_RECORDED INFORMATION_
==============================

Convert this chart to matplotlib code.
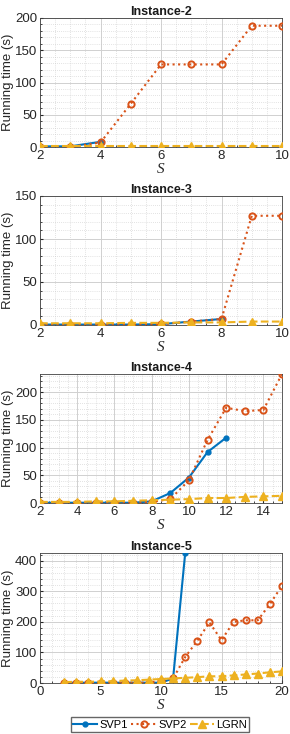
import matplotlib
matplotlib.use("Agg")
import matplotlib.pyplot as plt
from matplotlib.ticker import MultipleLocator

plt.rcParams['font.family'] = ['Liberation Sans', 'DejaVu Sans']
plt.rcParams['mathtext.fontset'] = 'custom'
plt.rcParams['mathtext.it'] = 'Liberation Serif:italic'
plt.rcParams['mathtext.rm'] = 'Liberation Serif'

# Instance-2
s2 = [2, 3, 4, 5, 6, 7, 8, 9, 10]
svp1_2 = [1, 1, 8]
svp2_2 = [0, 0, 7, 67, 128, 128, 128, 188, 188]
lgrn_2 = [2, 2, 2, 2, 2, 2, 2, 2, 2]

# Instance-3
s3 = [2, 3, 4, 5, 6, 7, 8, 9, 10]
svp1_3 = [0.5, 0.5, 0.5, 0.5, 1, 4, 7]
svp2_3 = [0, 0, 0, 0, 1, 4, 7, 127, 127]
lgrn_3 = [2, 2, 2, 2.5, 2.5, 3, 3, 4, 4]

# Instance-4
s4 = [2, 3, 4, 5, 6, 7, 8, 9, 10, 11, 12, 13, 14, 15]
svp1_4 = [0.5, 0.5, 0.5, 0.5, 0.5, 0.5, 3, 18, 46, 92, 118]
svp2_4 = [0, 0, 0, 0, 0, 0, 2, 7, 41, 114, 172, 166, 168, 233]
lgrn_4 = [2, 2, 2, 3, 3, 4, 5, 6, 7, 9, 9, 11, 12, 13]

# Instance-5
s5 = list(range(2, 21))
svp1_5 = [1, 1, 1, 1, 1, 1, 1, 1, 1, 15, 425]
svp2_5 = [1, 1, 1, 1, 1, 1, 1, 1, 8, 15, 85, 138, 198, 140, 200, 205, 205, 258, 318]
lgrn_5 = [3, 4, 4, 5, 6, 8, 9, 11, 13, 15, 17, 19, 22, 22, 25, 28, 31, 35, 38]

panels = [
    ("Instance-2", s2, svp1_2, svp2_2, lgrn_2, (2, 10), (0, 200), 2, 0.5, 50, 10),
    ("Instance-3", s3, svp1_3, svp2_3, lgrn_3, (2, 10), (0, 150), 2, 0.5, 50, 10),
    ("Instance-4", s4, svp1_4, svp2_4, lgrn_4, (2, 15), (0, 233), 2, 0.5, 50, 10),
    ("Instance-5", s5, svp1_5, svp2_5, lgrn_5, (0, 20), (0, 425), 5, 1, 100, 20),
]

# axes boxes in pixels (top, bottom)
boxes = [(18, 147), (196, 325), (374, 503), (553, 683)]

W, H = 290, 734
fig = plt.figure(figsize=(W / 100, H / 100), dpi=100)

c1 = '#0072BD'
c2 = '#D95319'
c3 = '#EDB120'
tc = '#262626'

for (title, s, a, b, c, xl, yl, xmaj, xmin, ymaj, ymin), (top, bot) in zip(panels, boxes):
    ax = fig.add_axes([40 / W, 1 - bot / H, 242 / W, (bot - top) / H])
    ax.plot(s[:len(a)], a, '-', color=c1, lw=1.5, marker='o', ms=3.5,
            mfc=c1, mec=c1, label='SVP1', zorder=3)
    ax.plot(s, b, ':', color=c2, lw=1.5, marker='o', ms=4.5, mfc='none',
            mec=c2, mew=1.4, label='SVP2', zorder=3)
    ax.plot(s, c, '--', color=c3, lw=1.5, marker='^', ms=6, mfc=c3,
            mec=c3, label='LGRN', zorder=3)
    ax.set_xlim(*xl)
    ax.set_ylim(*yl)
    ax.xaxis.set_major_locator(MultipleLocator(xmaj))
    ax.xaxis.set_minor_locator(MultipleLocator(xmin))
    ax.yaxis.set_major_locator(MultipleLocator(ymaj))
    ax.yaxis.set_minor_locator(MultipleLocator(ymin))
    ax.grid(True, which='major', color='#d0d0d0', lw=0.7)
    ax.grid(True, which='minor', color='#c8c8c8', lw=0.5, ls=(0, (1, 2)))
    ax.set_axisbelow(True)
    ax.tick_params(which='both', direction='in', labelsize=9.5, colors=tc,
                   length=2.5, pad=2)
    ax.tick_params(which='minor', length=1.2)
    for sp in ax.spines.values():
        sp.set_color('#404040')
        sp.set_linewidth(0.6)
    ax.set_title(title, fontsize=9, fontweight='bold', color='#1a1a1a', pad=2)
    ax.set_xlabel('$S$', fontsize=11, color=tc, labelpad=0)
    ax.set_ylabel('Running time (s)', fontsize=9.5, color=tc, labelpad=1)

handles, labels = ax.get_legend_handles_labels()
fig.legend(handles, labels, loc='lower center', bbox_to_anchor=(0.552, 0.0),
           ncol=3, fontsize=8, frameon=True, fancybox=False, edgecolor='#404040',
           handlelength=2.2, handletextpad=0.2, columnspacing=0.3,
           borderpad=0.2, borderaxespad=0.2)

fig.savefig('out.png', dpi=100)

==============================

From the first line above down to the line with "lgrn_3 = [2, 2, 2, 2.5, 2.5, 3, 3, 4, 4]", reproduce every line and no others, omitting pictures.

Convert this chart to matplotlib code.
import matplotlib
matplotlib.use("Agg")
import matplotlib.pyplot as plt
from matplotlib.ticker import MultipleLocator

plt.rcParams['font.family'] = ['Liberation Sans', 'DejaVu Sans']
plt.rcParams['mathtext.fontset'] = 'custom'
plt.rcParams['mathtext.it'] = 'Liberation Serif:italic'
plt.rcParams['mathtext.rm'] = 'Liberation Serif'

# Instance-2
s2 = [2, 3, 4, 5, 6, 7, 8, 9, 10]
svp1_2 = [1, 1, 8]
svp2_2 = [0, 0, 7, 67, 128, 128, 128, 188, 188]
lgrn_2 = [2, 2, 2, 2, 2, 2, 2, 2, 2]

# Instance-3
s3 = [2, 3, 4, 5, 6, 7, 8, 9, 10]
svp1_3 = [0.5, 0.5, 0.5, 0.5, 1, 4, 7]
svp2_3 = [0, 0, 0, 0, 1, 4, 7, 127, 127]
lgrn_3 = [2, 2, 2, 2.5, 2.5, 3, 3, 4, 4]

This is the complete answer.